● Exercise goal: Give the data again exactly as written, skipping any pictures.

§ §

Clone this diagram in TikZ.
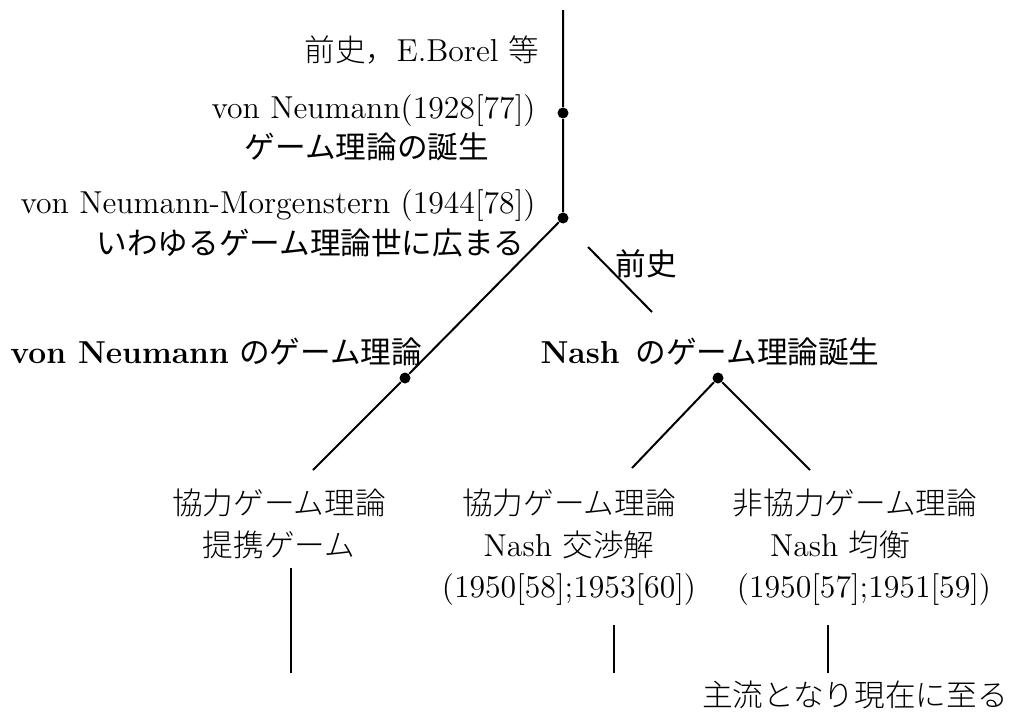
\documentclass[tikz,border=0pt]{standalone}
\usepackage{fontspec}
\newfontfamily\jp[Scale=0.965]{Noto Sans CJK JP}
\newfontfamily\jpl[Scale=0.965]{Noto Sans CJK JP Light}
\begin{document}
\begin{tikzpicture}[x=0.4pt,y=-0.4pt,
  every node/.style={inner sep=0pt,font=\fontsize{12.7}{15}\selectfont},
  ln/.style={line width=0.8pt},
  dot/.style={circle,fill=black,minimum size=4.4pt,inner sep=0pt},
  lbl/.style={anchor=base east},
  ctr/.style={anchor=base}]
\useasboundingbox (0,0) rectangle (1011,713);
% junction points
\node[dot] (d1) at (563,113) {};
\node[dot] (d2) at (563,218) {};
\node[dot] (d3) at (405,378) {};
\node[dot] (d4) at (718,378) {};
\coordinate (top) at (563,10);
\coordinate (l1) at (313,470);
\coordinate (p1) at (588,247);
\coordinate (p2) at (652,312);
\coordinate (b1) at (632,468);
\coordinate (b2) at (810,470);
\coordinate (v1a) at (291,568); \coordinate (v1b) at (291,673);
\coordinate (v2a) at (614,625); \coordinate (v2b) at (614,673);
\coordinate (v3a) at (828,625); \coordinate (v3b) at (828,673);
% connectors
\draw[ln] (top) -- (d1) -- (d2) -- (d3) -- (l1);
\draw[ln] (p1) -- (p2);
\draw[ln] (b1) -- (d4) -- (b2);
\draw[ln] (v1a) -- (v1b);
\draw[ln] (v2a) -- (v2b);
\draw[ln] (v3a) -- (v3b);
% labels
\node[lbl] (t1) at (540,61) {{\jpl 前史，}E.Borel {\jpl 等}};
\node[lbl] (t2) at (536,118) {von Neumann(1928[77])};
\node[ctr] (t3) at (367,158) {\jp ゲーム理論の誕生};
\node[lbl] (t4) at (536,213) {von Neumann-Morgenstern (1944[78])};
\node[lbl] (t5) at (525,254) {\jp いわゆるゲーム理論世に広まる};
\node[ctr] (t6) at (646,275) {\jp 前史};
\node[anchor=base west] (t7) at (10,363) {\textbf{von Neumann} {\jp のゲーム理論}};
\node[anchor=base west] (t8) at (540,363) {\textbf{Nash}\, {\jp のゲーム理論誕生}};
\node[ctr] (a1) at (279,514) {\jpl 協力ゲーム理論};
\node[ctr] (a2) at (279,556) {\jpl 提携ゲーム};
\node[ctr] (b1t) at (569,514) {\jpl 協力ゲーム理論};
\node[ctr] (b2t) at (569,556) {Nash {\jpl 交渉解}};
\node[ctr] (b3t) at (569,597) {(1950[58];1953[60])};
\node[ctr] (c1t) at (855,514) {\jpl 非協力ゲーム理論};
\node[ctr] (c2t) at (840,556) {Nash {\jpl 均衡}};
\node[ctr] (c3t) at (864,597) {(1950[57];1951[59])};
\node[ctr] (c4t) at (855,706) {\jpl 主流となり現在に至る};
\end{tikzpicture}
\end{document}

§ §

● Exercise response:
Clone this diagram in TikZ.
\documentclass[tikz,border=0pt]{standalone}
\usepackage{fontspec}
\newfontfamily\jp[Scale=0.965]{Noto Sans CJK JP}
\newfontfamily\jpl[Scale=0.965]{Noto Sans CJK JP Light}
\begin{document}
\begin{tikzpicture}[x=0.4pt,y=-0.4pt,
  every node/.style={inner sep=0pt,font=\fontsize{12.7}{15}\selectfont},
  ln/.style={line width=0.8pt},
  dot/.style={circle,fill=black,minimum size=4.4pt,inner sep=0pt},
  lbl/.style={anchor=base east},
  ctr/.style={anchor=base}]
\useasboundingbox (0,0) rectangle (1011,713);
% junction points
\node[dot] (d1) at (563,113) {};
\node[dot] (d2) at (563,218) {};
\node[dot] (d3) at (405,378) {};
\node[dot] (d4) at (718,378) {};
\coordinate (top) at (563,10);
\coordinate (l1) at (313,470);
\coordinate (p1) at (588,247);
\coordinate (p2) at (652,312);
\coordinate (b1) at (632,468);
\coordinate (b2) at (810,470);
\coordinate (v1a) at (291,568); \coordinate (v1b) at (291,673);
\coordinate (v2a) at (614,625); \coordinate (v2b) at (614,673);
\coordinate (v3a) at (828,625); \coordinate (v3b) at (828,673);
% connectors
\draw[ln] (top) -- (d1) -- (d2) -- (d3) -- (l1);
\draw[ln] (p1) -- (p2);
\draw[ln] (b1) -- (d4) -- (b2);
\draw[ln] (v1a) -- (v1b);
\draw[ln] (v2a) -- (v2b);
\draw[ln] (v3a) -- (v3b);
% labels
\node[lbl] (t1) at (540,61) {{\jpl 前史，}E.Borel {\jpl 等}};
\node[lbl] (t2) at (536,118) {von Neumann(1928[77])};
\node[ctr] (t3) at (367,158) {\jp ゲーム理論の誕生};
\node[lbl] (t4) at (536,213) {von Neumann-Morgenstern (1944[78])};
\node[lbl] (t5) at (525,254) {\jp いわゆるゲーム理論世に広まる};
\node[ctr] (t6) at (646,275) {\jp 前史};
\node[anchor=base west] (t7) at (10,363) {\textbf{von Neumann} {\jp のゲーム理論}};
\node[anchor=base west] (t8) at (540,363) {\textbf{Nash}\, {\jp のゲーム理論誕生}};
\node[ctr] (a1) at (279,514) {\jpl 協力ゲーム理論};
\node[ctr] (a2) at (279,556) {\jpl 提携ゲーム};
\node[ctr] (b1t) at (569,514) {\jpl 協力ゲーム理論};
\node[ctr] (b2t) at (569,556) {Nash {\jpl 交渉解}};
\node[ctr] (b3t) at (569,597) {(1950[58];1953[60])};
\node[ctr] (c1t) at (855,514) {\jpl 非協力ゲーム理論};
\node[ctr] (c2t) at (840,556) {Nash {\jpl 均衡}};
\node[ctr] (c3t) at (864,597) {(1950[57];1951[59])};
\node[ctr] (c4t) at (855,706) {\jpl 主流となり現在に至る};
\end{tikzpicture}
\end{document}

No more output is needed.